CLEAN-UP ROUTINE I have a very simple wooden cradle that holds both my oscillating and rider roller carriage, as well as my two rubber rollers, and this makes clean-up pretty easy. I use California Wash, mixed 50/50 with water, and paper towels to get most of the ink off, and then do the final cleaning with straight Wash and clean rags. I’ve got clean-up down to about 15 minutes. I use a lot of heavyweight Bounty paper towels, and chopped up old cotton sheets for rags.
OIL OF CHOICE I use pretty much any non-detergent oil, I’m not fussy as I use very thin coats on the rails and just a few drops in the oil holes.
BOXCAR BASE + PLATE SYSTEM I use the standard Boxcar base with standard plates. As I’m not doing job work and thus don’t feel the need to pound deep into chipboard, this simple configuration has worked very well for me. My most challenging job with polymer thus far was the Feliciano book, which was an alphabet book with each letter having two fill plates and a stroke plate with VERY fine lines. The registration was near impossible, but the plates did their job and the results were darn solid (see images).
PIED TYPE It all goes in the casting machine. Last summer I melted down over 2,000 lbs of old type and cooked them into fresh ingots for the Super Caster. Now there’s a fun job.
ORGANIZATION ADVICE Mostly I just follow “A place for everything, and everything (usually) in its place…”
PRINTING TIPS Roller bearers. Sure, the Vandercook allows for careful height adjustment to the rollers, but that does nothing for maintaining inking with uneven or gapped lines of text. Bearers actually control the height of the rollers, and can be taped here and there to address the text arrangement. And, change your packing/tympan with every new form. And, keep your press clean. I’ve seen presses that look as though they haven’t been cleaned in decades, and the result is always crappy printing. And one last secret: keep the ink light on the press, just a kiss of contact between roller & type, and then double-ink every pass.
Many thanks to Jason for this look inside the Greenboathouse Press! Visit Jason’s Pinterest page to see more of his presswork.

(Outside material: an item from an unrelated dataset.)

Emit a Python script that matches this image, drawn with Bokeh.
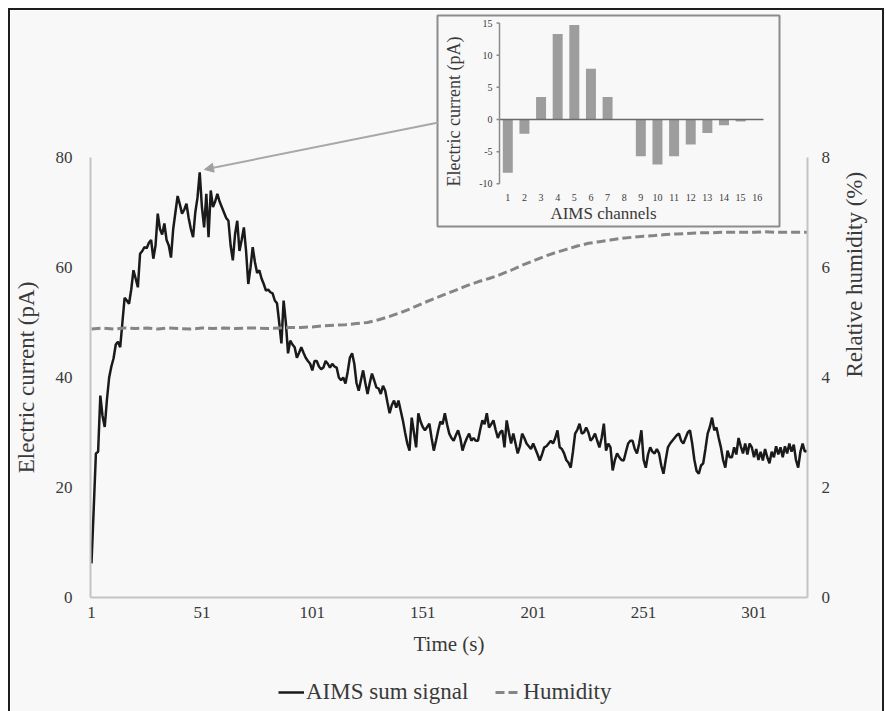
import math
from bokeh.plotting import figure
from bokeh.models import (Range1d, LinearAxis, FixedTicker, Legend, LegendItem,
                          Arrow, NormalHead)
from bokeh.layouts import column
from bokeh.core.properties import value
from bokeh.embed import file_html
from bokeh.resources import INLINE

# ---------------- data ----------------
current = [
    6.2, 16, 26.2, 26.5, 36.7, 33, 31, 36, 40, 42,
    43.5, 46, 46.5, 45.5, 50, 54.5, 54, 53.4, 56, 59.5,
    58, 56.4, 62.5, 63, 63.7, 63.5, 64.5, 65, 61.6, 64,
    69.8, 67, 66, 68, 65, 64, 61.8, 67, 70, 73,
    71.5, 69.8, 70.5, 71.6, 69, 67, 65.5, 70, 72.7, 77.3,
    71, 67.3, 73.4, 65.5, 74, 71, 72, 73.4, 72, 71,
    70, 69, 68.5, 64, 61.3, 66, 68.5, 63, 65, 67.3,
    63, 57, 60, 63.7, 61, 59, 59.5, 58, 57, 55.8,
    56, 55.5, 55.3, 54, 53.5, 50, 46.2, 54, 50, 44.4,
    46.7, 46, 45.5, 43.6, 44.5, 45.5, 44.5, 43.6, 43, 42.5,
    41.3, 43, 43, 42, 41.5, 41.8, 43, 42.5, 41.8, 42.5,
    42, 41.8, 40, 39.5, 40, 38.9, 41, 43.6, 44.4, 42.5,
    39, 37.6, 39.5, 41.3, 39, 37, 39, 40.7, 39.5, 38.2,
    38, 37, 38.5, 37.6, 35.5, 33.5, 35, 35.8, 34.5, 35.8,
    34, 32.2, 30, 28, 26.7, 32.7, 30, 27.3, 33.5, 32,
    31, 30.4, 31, 31.6, 29, 26.7, 28.5, 30.4, 32, 31.5,
    33.5, 31.5, 29.8, 29, 28.5, 29.5, 30.4, 29, 26.7, 28,
    29, 29.8, 28.5, 29, 28.5, 28.5, 30.5, 32.2, 31.5, 33.5,
    30.9, 31.5, 32.2, 30.5, 29, 30, 30.4, 27.3, 32.2, 30,
    28, 29.8, 28, 26.2, 27.5, 29.8, 29, 28, 27.5, 27,
    28, 27, 26, 24.9, 26, 27.3, 27.5, 28, 28.5, 28,
    29, 30.4, 27.3, 27, 26.2, 25, 24.5, 23.6, 26.5, 29.8,
    30.5, 31.6, 29.8, 30, 30.9, 30, 28.5, 29, 29.8, 28.5,
    27.3, 29, 31.6, 26.7, 28, 27.3, 23.1, 25, 26.2, 25.5,
    25, 24.9, 26.5, 28, 28.5, 28.5, 27, 26.2, 28, 30.4,
    25, 23.6, 26, 27.3, 26.5, 26.2, 27, 26.2, 24, 22.5,
    25, 27.3, 28, 28.5, 29, 29.5, 29.8, 28.5, 28, 29,
    30, 30.4, 28, 25, 23, 22.5, 24, 24.4, 27, 29.8,
    31, 32.7, 30.4, 30.9, 29, 27.3, 25, 23.6, 26.7, 25.5,
    25.5, 27.3, 26, 29, 27.5, 26.2, 28, 26, 28, 27.3,
    25.5, 27, 25, 26.5, 24.9, 27, 25.5, 24.4, 26.5, 25.5,
    27.5, 26, 27.3, 25.5, 27.5, 26.2, 28, 26.5, 27.8, 25,
    23.6, 26.5, 28, 26.5, 26.7,
]
time_s = list(range(1, len(current) + 1))

hum_time = list(range(1, 322, 5)) + [325]
humidity = [
    4.88, 4.90, 4.88, 4.90, 4.89, 4.90, 4.88, 4.90, 4.89, 4.88,
    4.90, 4.89, 4.90, 4.89, 4.90, 4.90, 4.89, 4.90, 4.91, 4.91,
    4.92, 4.94, 4.95, 4.96, 4.98, 5.00, 5.05, 5.11, 5.18, 5.26,
    5.35, 5.43, 5.51, 5.59, 5.67, 5.74, 5.80, 5.87, 5.95, 6.04,
    6.12, 6.20, 6.27, 6.33, 6.39, 6.44, 6.47, 6.50, 6.53, 6.55,
    6.57, 6.58, 6.60, 6.61, 6.62, 6.63, 6.63, 6.64, 6.64, 6.64,
    6.64, 6.65, 6.64, 6.64, 6.64, 6.64,
]

channels = list(range(1, 17))
channel_current = [-8.3, -2.2, 3.5, 13.3, 14.7, 7.9, 3.5, 0.0,
                   -5.7, -7.0, -5.7, -3.9, -2.1, -0.9, -0.3, 0.0]
channel_labels = [str(c) for c in channels]

x_ticks = [1, 51, 101, 151, 201, 251, 301]
y_ticks = [0, 20, 40, 60, 80]
rh_ticks = [0, 2, 4, 6, 8]
inset_y_ticks = [-10, -5, 0, 5, 10, 15]
inset_y_labels = [str(v) for v in inset_y_ticks]

# ---------------- layout constants (page pixels) ----------------
W, H = 886, 711
PAD = 10                                           # outer frame offset
FIG_R = 882                                        # right edge of the figures
FR_L, FR_R, FR_T, FR_B = 88, 812, 157, 597         # main plot frame
X0_PX, X_PER = 89, 669 / 300                       # t=1 position, px per second
Y0_PX, Y_PER = 597, 440 / 80                       # 0 pA position, px per pA
C1_PX, C_PER = 507.3, 16.63                        # inset channel 1, px per channel
V0_PY, V_PER = 119, 6.43                           # inset 0 pA, px per pA
OV_T, OV_B = 12, 229                               # overlay strip (inset + arrow)
LG_T, LG_B = 672, 711                              # legend strip


def mx(px):
    return 1 + (px - X0_PX) / X_PER


def my(py):
    return (Y0_PX - py) / Y_PER


def ix(px):
    return 1 + (px - C1_PX) / C_PER


def iy(py):
    return (V0_PY - py) / V_PER


FONT = "Liberation Serif"
TXT = "#3a3a3a"
BG = "#f8f8f8"
AX = "#c4c4c4"
LINE_MAIN = dict(line_color="#1a1a1a", line_width=2.5)
LINE_HUM = dict(line_color="#858585", line_width=3, line_dash="9 4")


def no_align(fig):
    if "frame_align" in fig.properties():
        fig.frame_align = False


# ---------------- main chart ----------------
p = figure(width=FIG_R - PAD, height=H - PAD, output_backend="svg", toolbar_location=None,
           x_range=Range1d(mx(FR_L), mx(FR_R)), y_range=Range1d(0, 80),
           min_border_left=FR_L - PAD, min_border_right=FIG_R - FR_R,
           min_border_top=FR_T - PAD, min_border_bottom=H - FR_B,
           background_fill_color=BG, border_fill_color=BG, outline_line_color=None,
           margin=(PAD, 0, 0, PAD),
           styles={"outline": "2px solid #1e1e1e"})
no_align(p)
p.grid.visible = False
p.extra_y_ranges = {"rh": Range1d(0, 8)}

p.line(time_s, current, **LINE_MAIN)
p.line(hum_time, humidity, y_range_name="rh", **LINE_HUM)

right_axis = LinearAxis(y_range_name="rh")
p.add_layout(right_axis, "right")

for ax in [p.xaxis[0], p.yaxis[0], right_axis]:
    ax.axis_line_color = AX
    ax.axis_line_width = 2
    ax.major_tick_line_color = None
    ax.minor_tick_line_color = None
    ax.major_tick_out = 0
    ax.major_tick_in = 0
    ax.major_label_text_font = FONT
    ax.major_label_text_font_size = "17px"
    ax.major_label_text_color = TXT
    ax.axis_label_text_font = FONT
    ax.axis_label_text_font_style = "normal"
    ax.axis_label_text_color = TXT

p.xaxis[0].ticker = FixedTicker(ticks=x_ticks)
p.xaxis[0].axis_label = "Time (s)"
p.xaxis[0].axis_label_text_font_size = "21px"
p.xaxis[0].major_label_standoff = 9
p.xaxis[0].axis_label_standoff = 11

p.yaxis[0].ticker = FixedTicker(ticks=y_ticks)
p.yaxis[0].axis_label = "Electric current (pA)"
p.yaxis[0].axis_label_text_font_size = "23px"
p.yaxis[0].major_label_standoff = 18
p.yaxis[0].axis_label_standoff = 14

right_axis.ticker = FixedTicker(ticks=rh_ticks)
right_axis.axis_label = "Relative humidity (%)"
right_axis.axis_label_text_font_size = "23px"
right_axis.major_label_standoff = 14
right_axis.axis_label_standoff = 21
if "axis_label_orientation" in right_axis.properties():
    right_axis.axis_label_orientation = math.pi / 2


def strip(top, bottom, x_range, y_range):
    """Transparent figure laid over the main chart, same horizontal frame."""
    f = figure(width=FIG_R - PAD, height=bottom - top, output_backend="svg",
               toolbar_location=None, x_range=x_range, y_range=y_range,
               min_border_left=FR_L - PAD, min_border_right=FIG_R - FR_R,
               min_border_top=0, min_border_bottom=0,
               x_axis_location=None, y_axis_location=None,
               background_fill_alpha=0, border_fill_alpha=0, outline_line_color=None)
    no_align(f)
    f.grid.visible = False
    return f


# ---------------- overlay: inset bar chart + arrow ----------------
ov = strip(OV_T, OV_B, Range1d(ix(FR_L), ix(FR_R)), Range1d(iy(OV_B), iy(OV_T)))
ov.margin = (OV_T - H, 0, 0, PAD)

ov.add_layout(Arrow(end=NormalHead(size=9, fill_color="#a0a0a0", line_color="#a0a0a0"),
                    x_start=ix(438), y_start=iy(122), x_end=ix(204), y_end=iy(169),
                    line_color="#a8a8a8", line_width=2))

ov.quad(left=[ix(437)], right=[ix(779)], top=[iy(15)], bottom=[iy(226)],
        fill_color=BG, line_color="#8c8c8c", line_width=2)
ov.vbar(x=channels, top=channel_current, bottom=0, width=0.6,
        fill_color="#9d9d9d", line_color=None)
ax0 = ix(499)
ax1 = ix(763)
ov.segment(x0=[ax0], y0=[0], x1=[ax1], y1=[0], line_color="#6a6a6a", line_width=1.5)
ov.segment(x0=[ax0], y0=[inset_y_ticks[0]], x1=[ax0], y1=[inset_y_ticks[-1]],
           line_color="#8a8a8a", line_width=1.5)
ov.segment(x0=[ax0 - 3 / C_PER] * len(inset_y_ticks), y0=inset_y_ticks,
           x1=[ax0] * len(inset_y_ticks), y1=inset_y_ticks,
           line_color="#8a8a8a", line_width=1.5)
ov.text(x=[ax0 - 7 / C_PER] * len(inset_y_ticks), y=inset_y_ticks, text=inset_y_labels,
        text_align="right", text_baseline="middle", text_font=value(FONT),
        text_font_size="10px", text_color=TXT)
ov.text(x=channels, y=[iy(197)] * len(channels), text=channel_labels,
        text_align="center", text_baseline="middle", text_font=value(FONT),
        text_font_size="10px", text_color=TXT)
ov.text(x=[ix(603)], y=[iy(213)], text=["AIMS channels"],
        text_align="center", text_baseline="middle", text_font=value(FONT),
        text_font_size="17px", text_color=TXT)
ov.text(x=[ix(453)], y=[iy(111)], text=["Electric current (pA)"], angle=math.pi / 2,
        text_align="center", text_baseline="middle", text_font=value(FONT),
        text_font_size="18px", text_color=TXT)

# ---------------- legend strip ----------------
lg = strip(LG_T, LG_B, Range1d(0, 1), Range1d(0, 1))
lg.margin = (LG_T - OV_B, 0, 0, PAD)
# legend swatches: renderers kept outside the strip's visible range
s1 = lg.line(x=[-3, -2], y=[-3, -3], **LINE_MAIN)
s2 = lg.line(x=[-3, -2], y=[-3, -3], **LINE_HUM)
legend = Legend(items=[LegendItem(label="AIMS sum signal", renderers=[s1]),
                       LegendItem(label="Humidity", renderers=[s2])],
                orientation="horizontal", location=(190, 6),
                background_fill_alpha=0, border_line_color=None,
                label_text_font=FONT, label_text_font_size="23px",
                label_text_color=TXT, glyph_width=26, glyph_height=20,
                label_standoff=2, spacing=27, padding=0, margin=0)
lg.add_layout(legend)

layout = column(p, ov, lg)

open("out.html", "w").write(file_html(layout, INLINE))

Lafayette, Colorado is an award winning small city where Dogs & Stars letterpress shop calls home. This “Best Place for Young Families” and “Top Fifty Best Places to Live” community is an inspirational place for the edification and admiration of letterpress printing. Brian Wood of Dogs & Stars is banking on that to advance his craft in his new workshop. Getting into letterpress has evolved over a ten year period for this graphic designer. His early influence was old letterpress posters with inspiration drawn from wood type.
HUMBLE BEGINNINGS My first press was a Showcard 8×12” sign press. I took over our second bedroom and started a very makeshift shop, continuously adding the needs of a print shop bit-by-bit, eventually resembling a studio of sorts. Once more equipment and type cabinets arrived it was time to take over the next logical area of our home – the garage.

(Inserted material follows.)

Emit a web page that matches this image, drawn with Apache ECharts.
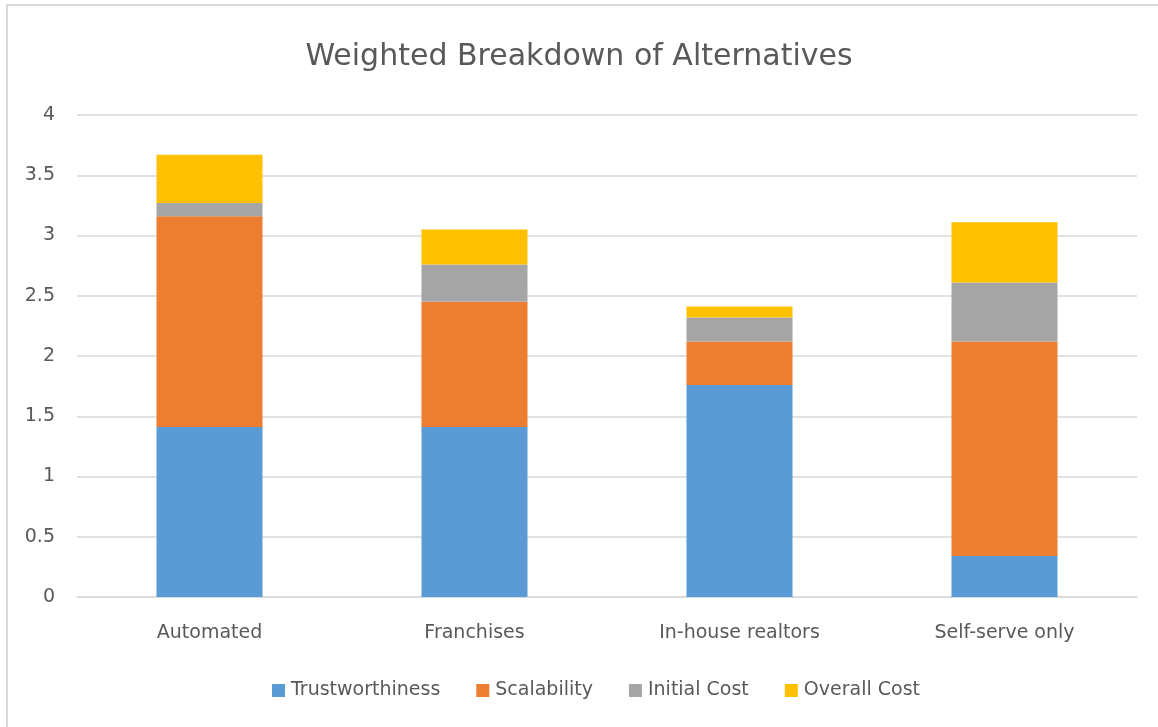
<!DOCTYPE html>
<html>
<head>
<meta charset="utf-8">
<title>Weighted Breakdown of Alternatives</title>
<script src="https://cdn.jsdelivr.net/npm/echarts@6/dist/echarts.min.js"></script>
<style>
  html, body { margin: 0; padding: 0; background: #ffffff; }
  #chart { width: 1158px; height: 727px; }
</style>
</head>
<body>
<div id="chart"></div>
<script>
// Alternatives being compared
const categories = ['Automated', 'Franchises', 'In-house realtors', 'Self-serve only'];

// Weighted score of each criterion per alternative
const trustworthiness = [1.41, 1.41, 1.76, 0.34];
const scalability     = [1.75, 1.04, 0.36, 1.78];
const initialCost     = [0.11, 0.31, 0.20, 0.49];
const overallCost     = [0.40, 0.29, 0.09, 0.50];

const seriesNames  = ['Trustworthiness', 'Scalability', 'Initial Cost', 'Overall Cost'];
const seriesValues = [trustworthiness, scalability, initialCost, overallCost];
const seriesColors = ['#5b9bd5', '#ed7d31', '#a5a5a5', '#ffc000'];

const textColor = '#595959';
const fontFamily = '"DejaVu Sans", "Noto Sans", sans-serif';

const chart = echarts.init(document.getElementById('chart'), null, { renderer: 'canvas' });

chart.setOption({
  backgroundColor: '#ffffff',
  animation: false,
  textStyle: { fontFamily: fontFamily },
  title: {
    text: 'Weighted Breakdown of Alternatives',
    left: 'center',
    top: 37,
    textStyle: { color: textColor, fontSize: 30, fontWeight: 'normal', fontFamily: fontFamily }
  },
  // light frame along the top and left edges
  graphic: [{
    type: 'rect',
    shape: { x: 7, y: 5, width: 1300, height: 900 },
    style: { fill: 'none', stroke: '#d9d9d9', lineWidth: 2 },
    silent: true,
    z: 100
  }],
  legend: {
    top: 676,
    left: 267,
    itemWidth: 13,
    itemHeight: 13,
    itemGap: 36,
    icon: 'rect',
    textStyle: { color: textColor, fontSize: 19, fontFamily: fontFamily, padding: [0, 0, 0, 1] },
    data: seriesNames
  },
  grid: { left: 77, right: 21, top: 115, bottom: 130, containLabel: false },
  xAxis: {
    type: 'category',
    data: categories,
    axisLine: { show: true, lineStyle: { color: '#d9d9d9', width: 1.5 } },
    axisTick: { show: false },
    axisLabel: { color: textColor, fontSize: 19, margin: 27, fontFamily: fontFamily }
  },
  yAxis: {
    type: 'value',
    min: 0,
    max: 4,
    interval: 0.5,
    axisLine: { show: false },
    axisTick: { show: false },
    axisLabel: { color: textColor, fontSize: 19, margin: 22, fontFamily: fontFamily },
    splitLine: { lineStyle: { color: '#d9d9d9', width: 1.5 } }
  },
  series: seriesNames.map((name, i) => ({
    name: name,
    type: 'bar',
    stack: 'total',
    barWidth: '40%',
    itemStyle: { color: seriesColors[i] },
    data: seriesValues[i]
  }))
});
</script>
</body>
</html>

The shop has undergone a recent renovation thanks to the generous Kickstarter community. Before the conversion it was just a basic garage with letterpress stuff in there. It now features reclaimed chicken feeder lights, recessed can lights, solar tubes and four windows for lighting. The garage door remains, so it can be opened up during the warmer months for both natural light and fresh air. A fellow printer once told me to paint the floor to help improve temperature control. So the floor is painted a nice blue-gray using epoxy paint, so it’s durable as well.
THE SIZE AND LOCATION Our house had a 2 car stand alone garage that I have converted into a fully functional 400 square foot letterpress shop. It’s in the back of the yard so it’s tucked away. We live in a historic area of town that is starting to see some really cool shops, breweries and restaurants opening. I’m about 2 blocks from a coffee shop that carries my greeting cards and also hosted a letterpress poster show of mine. The local arts community is very supportive in Old Town Lafayette. There’s an excellent brewery less than 5 blocks away as well. I’m in good company.
THE PRESSES The work horse is a Golding Jobber No. 7 (10×15). I also have 3 sign presses: A Showcard, Nolan and Fremont. And a Golding Pearl that needs parts.
NUMBER OF PRINTERS IN THE SPACE It’s a one-printer show right now. It’s open by appointment only at this point due to location. But I’m happy to host anybody who wants to see what I have going on.
FAVORITE THING ABOUT THE SHOP My prized possession would have to be a toss up between my Golding Jobber No. 7 and the cabinets we had installed. They are impressive and have created an organized workspace for me. The Stik Wood reclaimed wood we installed on one wall is warm and inviting and everyone who visits loves it.
MOST VALUABLE SHOP TOOL I really value my quoin key. Without it, I would not be able to print on my platen press. My base and plate are the 6 x 9 boxcar base and the Jet 94FL plates.
PIED TYPE I do have some pied type floating around my shop, but I let it lay.
FAVORITE INK I use Van Son rubber based inks. My current favorite color is Warm Red. It always seems to cooperate, looks great on the press and prints well.
CLEAN-UP ROUTINE Boy, do I hate cleaning up. I use kerosene with Scott shop towels to clean up the majority of my mess. I use a paint scraper to get up ink on the ink disk and mixing stones.
ORGANIZATION ADVICE I do a good solid clean up after each project so things don’t get too hectic going forward.
PRINTING ADVICE Know your presses and what the limits are. Knowing what you can and can’t do on your specific press from the beginning can be helpful carving out your niche in the letterpress world.
Brian’s work at Dogs & Stars Press will continue to be type-driven and he laments that he was a few decades late on being a lino-type operator instead. Thanks for the insight and look into your creative new workspace.